The Benchmark Gauntlet
Goldman’s comparison setup reads like a tech enthusiast’s fever dream: the M5 Max MacBook Pro, an older M4 MacBook Air, a 2020 Intel MacBook Pro running Linux natively (a benchmark for comparison’s sake), and a standard i5-12600K gaming PC, all hooked up to an RTX 5090. He even threw in benchmarks for the MacBooks’ integrated GPUs, just to hammer home the point of what they’re up against.
The results are eye-opening. With frame generation enabled—that magical tech that invents frames to smooth out motion—both the M5 Max and M4 MacBooks, despite the overhead of virtualization, translation, and an eGPU connection, managed to sail past 100 FPS in Cyberpunk 2077 at its RT Ultra preset. Impressive.

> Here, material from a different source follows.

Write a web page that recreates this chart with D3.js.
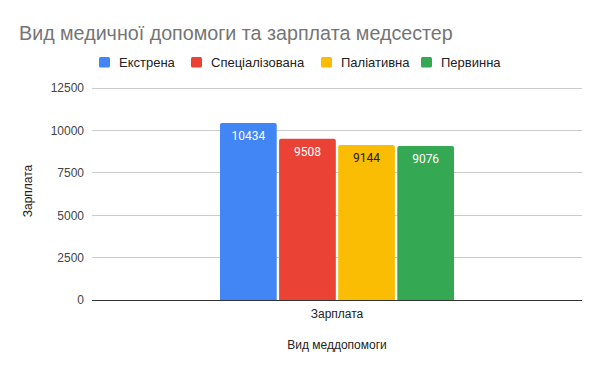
<!DOCTYPE html>
<html><head><meta charset="utf-8">
<script src="https://cdn.jsdelivr.net/npm/d3@7/dist/d3.min.js"></script>
<style>body{margin:0;background:#fff}svg{display:block;font-family:Arial,"Liberation Sans",sans-serif}</style>
</head><body><svg id="c" width="600" height="371"></svg>
<script>
const categories = ["Зарплата"];
const seriesNames = ["Екстрена", "Спеціалізована", "Паліативна", "Первинна"];
const seriesValues = [10434, 9508, 9144, 9076];
const seriesColors = ["#4285f4", "#ea4335", "#fbbc04", "#34a853"];
const labelColors = ["#ffffff", "#ffffff", "#222222", "#ffffff"];
const yTicks = [0, 2500, 5000, 7500, 10000, 12500];

const svg = d3.select("#c");
const L = 92, R = 582, T = 88, B = 300;
const y = d3.scaleLinear().domain([0, 12500]).range([B, T]);
const x0 = d3.scaleBand().domain(categories).range([L, R]).paddingInner(0).paddingOuter(0.547);
const x1 = d3.scaleBand().domain(seriesNames).range([0, x0.bandwidth()]).paddingInner(0.04).paddingOuter(0);

// title
svg.append("text").attr("x", 19).attr("y", 40).attr("fill", "#757575")
  .attr("font-size", 19.7).text("Вид медичної допомоги та зарплата медсестер");

// legend
const legX = [99, 191, 321, 421];
seriesNames.forEach((s, i) => {
  const g = svg.append("g").attr("transform", `translate(${legX[i]},57)`);
  g.append("rect").attr("width", 11).attr("height", 10.5).attr("rx", 1.5).attr("fill", seriesColors[i]);
  g.append("text").attr("x", 20).attr("y", 10).attr("font-size", 13).attr("fill", "#222").text(s);
});

// grid
svg.append("g").selectAll("line").data(yTicks.filter(d => d > 0)).join("line")
  .attr("x1", L).attr("x2", R).attr("y1", d => y(d)).attr("y2", d => y(d))
  .attr("stroke", "#cccccc").attr("stroke-width", 1).attr("shape-rendering", "crispEdges");

// y axis labels
const yAxis = d3.axisLeft(y).tickValues(yTicks).tickSize(0).tickPadding(8).tickFormat(d3.format("d"));
const ya = svg.append("g").attr("transform", `translate(${L},0)`).call(yAxis);
ya.select(".domain").remove();
ya.selectAll("text").attr("font-size", 12).attr("fill", "#444").attr("font-family", "Arial,'Liberation Sans',sans-serif");

// bars
function topRounded(x, yTop, w, h, r) {
  return `M${x},${yTop + h}V${yTop + r}Q${x},${yTop} ${x + r},${yTop}H${x + w - r}Q${x + w},${yTop} ${x + w},${yTop + r}V${yTop + h}Z`;
}
const g = svg.append("g");
categories.forEach(c => {
  seriesNames.forEach((s, i) => {
    const bx = x0(c) + x1(s), bw = x1.bandwidth();
    const yt = y(seriesValues[i]);
    g.append("path").attr("d", topRounded(bx, yt, bw, B - yt, 2)).attr("fill", seriesColors[i]);
    g.append("text").attr("x", bx + bw / 2).attr("y", yt + 17).attr("text-anchor", "middle")
      .attr("font-family", "Roboto, Arial, sans-serif")
      .attr("font-size", 12).attr("fill", labelColors[i]).text(seriesValues[i]);
  });
});

// baseline
svg.append("line").attr("x1", L).attr("x2", R).attr("y1", B + 0.5).attr("y2", B + 0.5)
  .attr("stroke", "#333").attr("stroke-width", 1);

// x axis labels
const xAxis = d3.axisBottom(x0).tickSize(0).tickPadding(9);
const xa = svg.append("g").attr("transform", `translate(0,${B})`).call(xAxis);
xa.select(".domain").remove();
xa.selectAll("text").attr("font-size", 12).attr("fill", "#222").attr("font-family", "Arial,'Liberation Sans',sans-serif");

// axis titles
svg.append("text").attr("x", (L + R) / 2).attr("y", 349).attr("text-anchor", "middle")
  .attr("font-size", 12).attr("fill", "#222").text("Вид меддопомоги");
svg.append("text").attr("transform", "translate(32,191) rotate(-90)").attr("text-anchor", "middle")
  .attr("font-size", 12).attr("fill", "#222").text("Зарплата");
</script></body></html>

But strip away frame generation? The party effectively ends. On the M5 Max, performance drops to just over 60 FPS. On the M4, it’s sub-50 FPS. That older Intel MacBook Pro, running Linux natively, pulls nearly identical frame rates to the M4 without frame generation. The native desktop i5-12600K, however, left them all in the dust, hitting over 150 FPS. Other games tested, like Shadow of the Tomb Raider and Crysis Remastered, sputtered below 60 FPS.
The Real Bottleneck: FEX and Overhead
Goldman’s analysis points a finger squarely at the FEX translation layer. It’s the digital equivalent of trying to translate a Shakespearean sonnet on the fly while juggling chainsaws. It incurs roughly a 50% performance penalty on the CPU compared to native ARM processing. Geekbench 6 scores dropped by half when FEX was engaged with the Linux VM. Even in a benchmark like GravityMark, where the overhead was supposedly less pronounced, the desktop experience still held a 20% lead.
Goldman states that FEX incurs a roughly 50% performance penalty on the CPU compared to native ARM processing.
So, yes, an M5 Max MacBook Pro can game with an RTX 5090. It can hit impressive frame rates. But the pathway is arduous, riddled with technical hurdles that demand a deep dive into virtualization and translation. Frame generation becomes less of a bonus feature and more of a necessity to overcome the systemic performance losses. In an ideal world, the eGPU connection would be the primary bottleneck. Here, it’s compounded by software layers and the fundamental architectural differences. It’s a fascinating demonstration of what the hardware is capable of, but the setup process alone disqualifies it for any but the most determined enthusiast. One can only hope that Apple eventually throws a bone to Mac gamers and streamlines eGPU support on its M-series chips.